— Provided material —
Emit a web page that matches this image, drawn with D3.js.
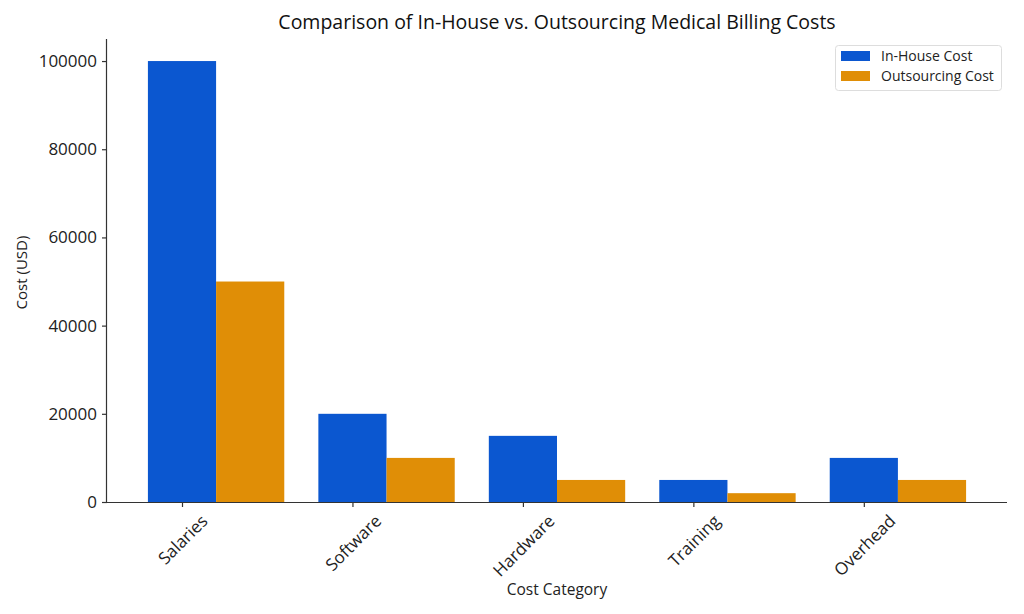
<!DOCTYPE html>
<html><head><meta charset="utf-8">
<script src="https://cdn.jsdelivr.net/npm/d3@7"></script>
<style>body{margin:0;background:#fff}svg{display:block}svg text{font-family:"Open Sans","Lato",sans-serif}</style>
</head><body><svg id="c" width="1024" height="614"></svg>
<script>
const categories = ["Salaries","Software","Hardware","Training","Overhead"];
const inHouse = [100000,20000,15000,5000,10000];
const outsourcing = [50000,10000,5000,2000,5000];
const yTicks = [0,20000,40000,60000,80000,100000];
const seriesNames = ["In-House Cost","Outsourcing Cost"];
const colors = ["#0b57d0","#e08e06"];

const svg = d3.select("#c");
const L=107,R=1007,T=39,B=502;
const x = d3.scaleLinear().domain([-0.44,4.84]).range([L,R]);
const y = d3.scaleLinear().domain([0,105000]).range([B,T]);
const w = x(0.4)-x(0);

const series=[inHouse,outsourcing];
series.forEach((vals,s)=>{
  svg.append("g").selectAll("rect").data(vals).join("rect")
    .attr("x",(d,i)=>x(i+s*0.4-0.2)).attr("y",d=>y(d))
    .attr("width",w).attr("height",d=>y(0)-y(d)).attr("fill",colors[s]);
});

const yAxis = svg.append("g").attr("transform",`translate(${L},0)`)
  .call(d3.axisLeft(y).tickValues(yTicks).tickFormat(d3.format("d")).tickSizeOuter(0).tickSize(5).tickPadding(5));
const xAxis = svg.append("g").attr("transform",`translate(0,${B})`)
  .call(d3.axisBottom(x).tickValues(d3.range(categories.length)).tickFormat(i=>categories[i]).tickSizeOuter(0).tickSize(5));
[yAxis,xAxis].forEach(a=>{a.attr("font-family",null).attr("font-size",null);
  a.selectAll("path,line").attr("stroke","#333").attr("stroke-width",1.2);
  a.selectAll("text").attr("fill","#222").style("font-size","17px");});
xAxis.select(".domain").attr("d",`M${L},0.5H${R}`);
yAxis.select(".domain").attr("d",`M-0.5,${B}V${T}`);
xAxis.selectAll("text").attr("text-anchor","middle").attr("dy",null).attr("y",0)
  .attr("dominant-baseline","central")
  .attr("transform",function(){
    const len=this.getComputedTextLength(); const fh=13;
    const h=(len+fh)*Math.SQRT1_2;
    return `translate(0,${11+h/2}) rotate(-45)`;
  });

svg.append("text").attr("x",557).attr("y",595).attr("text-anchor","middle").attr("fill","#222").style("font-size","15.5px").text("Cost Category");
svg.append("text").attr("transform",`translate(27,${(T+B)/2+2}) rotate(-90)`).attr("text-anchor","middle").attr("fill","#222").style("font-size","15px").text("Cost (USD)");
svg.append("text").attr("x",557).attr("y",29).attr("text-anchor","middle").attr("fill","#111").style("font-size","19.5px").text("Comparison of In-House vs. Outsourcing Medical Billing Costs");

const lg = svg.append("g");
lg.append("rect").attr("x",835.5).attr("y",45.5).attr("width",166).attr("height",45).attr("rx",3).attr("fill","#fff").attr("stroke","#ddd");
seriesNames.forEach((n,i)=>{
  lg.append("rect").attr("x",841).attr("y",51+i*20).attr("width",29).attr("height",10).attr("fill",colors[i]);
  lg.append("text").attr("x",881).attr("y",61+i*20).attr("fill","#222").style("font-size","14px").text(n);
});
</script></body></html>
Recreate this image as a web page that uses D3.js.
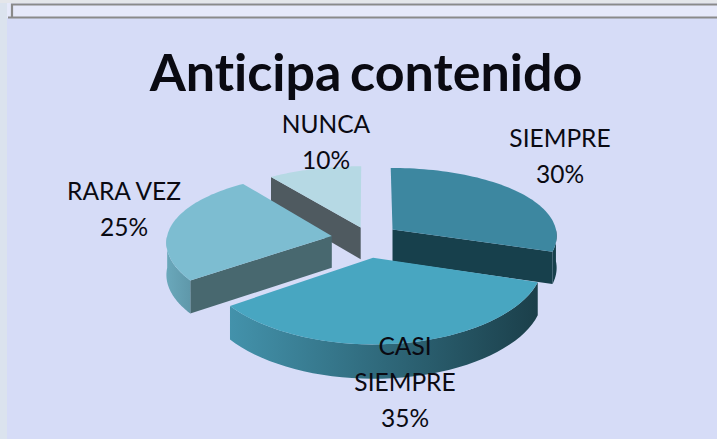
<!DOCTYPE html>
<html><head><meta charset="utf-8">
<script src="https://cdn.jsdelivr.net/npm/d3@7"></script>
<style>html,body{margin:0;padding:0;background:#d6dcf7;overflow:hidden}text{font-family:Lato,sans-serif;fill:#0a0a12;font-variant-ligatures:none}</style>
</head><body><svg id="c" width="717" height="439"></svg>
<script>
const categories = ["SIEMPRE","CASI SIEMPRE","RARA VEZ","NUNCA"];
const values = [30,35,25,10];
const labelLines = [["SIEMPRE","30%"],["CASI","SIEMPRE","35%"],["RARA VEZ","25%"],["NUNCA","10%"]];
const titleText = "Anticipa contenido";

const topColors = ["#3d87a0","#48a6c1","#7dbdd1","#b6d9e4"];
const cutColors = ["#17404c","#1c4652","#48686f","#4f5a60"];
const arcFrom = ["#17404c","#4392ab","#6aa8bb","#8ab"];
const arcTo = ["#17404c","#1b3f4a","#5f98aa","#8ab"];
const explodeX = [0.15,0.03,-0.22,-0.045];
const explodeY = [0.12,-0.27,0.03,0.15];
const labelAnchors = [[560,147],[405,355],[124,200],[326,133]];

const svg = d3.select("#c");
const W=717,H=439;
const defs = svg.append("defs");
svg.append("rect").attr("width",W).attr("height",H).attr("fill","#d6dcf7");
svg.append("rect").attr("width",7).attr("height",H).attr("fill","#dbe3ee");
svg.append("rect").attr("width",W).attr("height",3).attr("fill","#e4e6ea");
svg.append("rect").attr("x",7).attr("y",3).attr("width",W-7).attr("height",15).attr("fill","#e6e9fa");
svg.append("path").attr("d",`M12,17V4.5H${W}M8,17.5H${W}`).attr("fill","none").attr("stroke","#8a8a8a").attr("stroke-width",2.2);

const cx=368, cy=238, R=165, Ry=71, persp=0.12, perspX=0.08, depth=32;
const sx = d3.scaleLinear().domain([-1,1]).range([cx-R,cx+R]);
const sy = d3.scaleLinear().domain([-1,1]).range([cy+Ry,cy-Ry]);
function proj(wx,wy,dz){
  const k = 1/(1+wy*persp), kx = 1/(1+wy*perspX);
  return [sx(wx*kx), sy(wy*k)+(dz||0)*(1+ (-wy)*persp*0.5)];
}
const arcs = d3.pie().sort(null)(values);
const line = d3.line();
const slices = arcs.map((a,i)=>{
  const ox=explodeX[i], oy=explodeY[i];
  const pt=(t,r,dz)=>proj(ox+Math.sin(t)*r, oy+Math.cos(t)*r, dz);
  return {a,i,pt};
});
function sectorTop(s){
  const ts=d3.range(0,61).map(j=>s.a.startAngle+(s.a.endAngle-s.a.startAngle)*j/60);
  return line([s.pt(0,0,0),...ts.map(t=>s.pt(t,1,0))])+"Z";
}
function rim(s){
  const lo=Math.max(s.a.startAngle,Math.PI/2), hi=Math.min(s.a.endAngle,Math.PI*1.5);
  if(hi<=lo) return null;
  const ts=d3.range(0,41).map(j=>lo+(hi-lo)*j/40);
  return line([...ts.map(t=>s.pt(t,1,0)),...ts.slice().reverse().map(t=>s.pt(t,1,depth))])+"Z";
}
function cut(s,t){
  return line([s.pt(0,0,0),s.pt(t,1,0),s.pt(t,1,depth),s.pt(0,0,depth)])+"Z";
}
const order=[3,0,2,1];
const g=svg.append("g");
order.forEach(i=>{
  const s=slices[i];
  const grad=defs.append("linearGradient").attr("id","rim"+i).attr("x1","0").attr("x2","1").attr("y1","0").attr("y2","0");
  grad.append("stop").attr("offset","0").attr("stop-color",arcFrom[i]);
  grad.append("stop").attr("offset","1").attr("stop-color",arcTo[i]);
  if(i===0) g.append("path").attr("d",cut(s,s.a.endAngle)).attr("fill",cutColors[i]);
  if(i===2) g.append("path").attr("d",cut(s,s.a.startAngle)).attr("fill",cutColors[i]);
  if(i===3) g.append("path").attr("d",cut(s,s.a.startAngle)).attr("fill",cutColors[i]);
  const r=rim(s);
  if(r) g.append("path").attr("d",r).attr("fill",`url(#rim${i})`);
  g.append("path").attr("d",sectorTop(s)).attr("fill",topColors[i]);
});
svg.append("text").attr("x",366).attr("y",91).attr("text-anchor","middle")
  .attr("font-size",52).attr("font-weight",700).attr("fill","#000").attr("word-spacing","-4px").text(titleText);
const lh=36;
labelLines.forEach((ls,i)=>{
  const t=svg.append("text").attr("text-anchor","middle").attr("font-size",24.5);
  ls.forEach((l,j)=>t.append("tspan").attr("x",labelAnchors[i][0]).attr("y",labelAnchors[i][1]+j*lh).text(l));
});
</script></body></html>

— What you should do —
Retype the lines above exactly as they appear, from the line containing "Recreate this image" through the line containing "const labelAnchors = [[560,147],[405,355],[124,200],[326,133]];", and leave out any pictures.

— Result —
Recreate this image as a web page that uses D3.js.
<!DOCTYPE html>
<html><head><meta charset="utf-8">
<script src="https://cdn.jsdelivr.net/npm/d3@7"></script>
<style>html,body{margin:0;padding:0;background:#d6dcf7;overflow:hidden}text{font-family:Lato,sans-serif;fill:#0a0a12;font-variant-ligatures:none}</style>
</head><body><svg id="c" width="717" height="439"></svg>
<script>
const categories = ["SIEMPRE","CASI SIEMPRE","RARA VEZ","NUNCA"];
const values = [30,35,25,10];
const labelLines = [["SIEMPRE","30%"],["CASI","SIEMPRE","35%"],["RARA VEZ","25%"],["NUNCA","10%"]];
const titleText = "Anticipa contenido";

const topColors = ["#3d87a0","#48a6c1","#7dbdd1","#b6d9e4"];
const cutColors = ["#17404c","#1c4652","#48686f","#4f5a60"];
const arcFrom = ["#17404c","#4392ab","#6aa8bb","#8ab"];
const arcTo = ["#17404c","#1b3f4a","#5f98aa","#8ab"];
const explodeX = [0.15,0.03,-0.22,-0.045];
const explodeY = [0.12,-0.27,0.03,0.15];
const labelAnchors = [[560,147],[405,355],[124,200],[326,133]];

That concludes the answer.